# Device-Initiated Voice Feedback Scenarios

Unlike user-initiated voice control or conversational scenarios, interactions here are initiated by the device. When a device detects environmental changes or events, it proactively triggers AI-generated voice messages and plays them to the user—shifting from “people finding devices” to “devices finding people.”

**Technical implementation**: Sensors on the device (temperature, smoke, camera AI, etc.) detect events and report them to the cloud via MQTT. The AI Agent analyzes the event and generates natural-language announcements, then uses the Volcano Engine `UpdateVoiceChat` API with the `ExternalTextToSpeech` command to push text into an RTC room for TTS playback.

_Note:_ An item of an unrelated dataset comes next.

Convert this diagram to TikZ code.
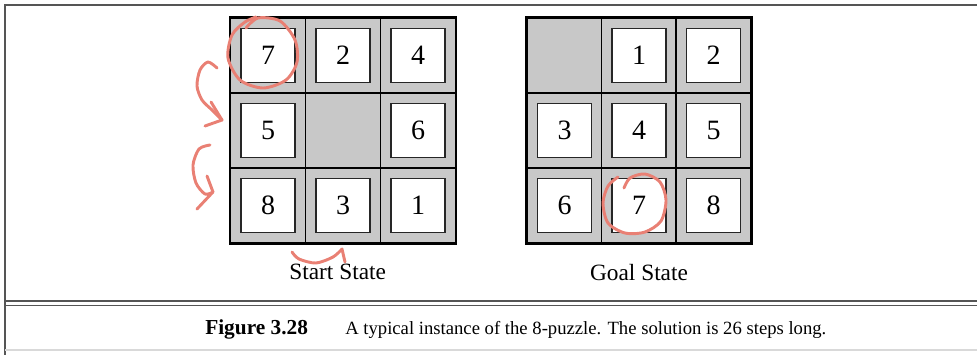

**Architecture components**:

- **Device sensors**: Detect environmental changes (standard hardware)
- **EMQX**: Event data ingestion via MQTT (standard product)
- **AI Agent**: Event analysis and announcement generation (custom-developed)
- **Volcano Engine RTC + TTS**: Voice broadcast channel (standard product)

## Flow Diagram

![Device-triggered voice feedback flow](./device-triggered-voice.png)

**Flow description**:

1. Device sensors detect an event (e.g., abnormal temperature, smoke alarm)
2. Event data is reported to the cloud via MQTT
3. The AI Agent analyzes the event and generates natural-language announcements
4. The `ExternalTextToSpeech` command of the `UpdateVoiceChat` API is invoked
5. Volcano Engine pushes TTS audio to the device via RTC for playback

## Typical Scenarios

### Industrial Monitoring — Real-Time Incident Alerts

At 3:00 a.m., the factory is unattended:

> *(A temperature sensor detects abnormal temperature in Boiler #3)*
>  **PA system**: “Warning! Boiler #3 temperature has reached 285°C, exceeding the safety threshold. Power has been automatically reduced. On-duty personnel, please inspect immediately.”
>  *(A phone call is also placed to the shift supervisor)*
>
> *(Abnormal vibration detected)*
>  **System**: “Attention: Abnormal vibration detected on Motor #5. Possible bearing wear. Data recorded and a maintenance ticket has been generated.”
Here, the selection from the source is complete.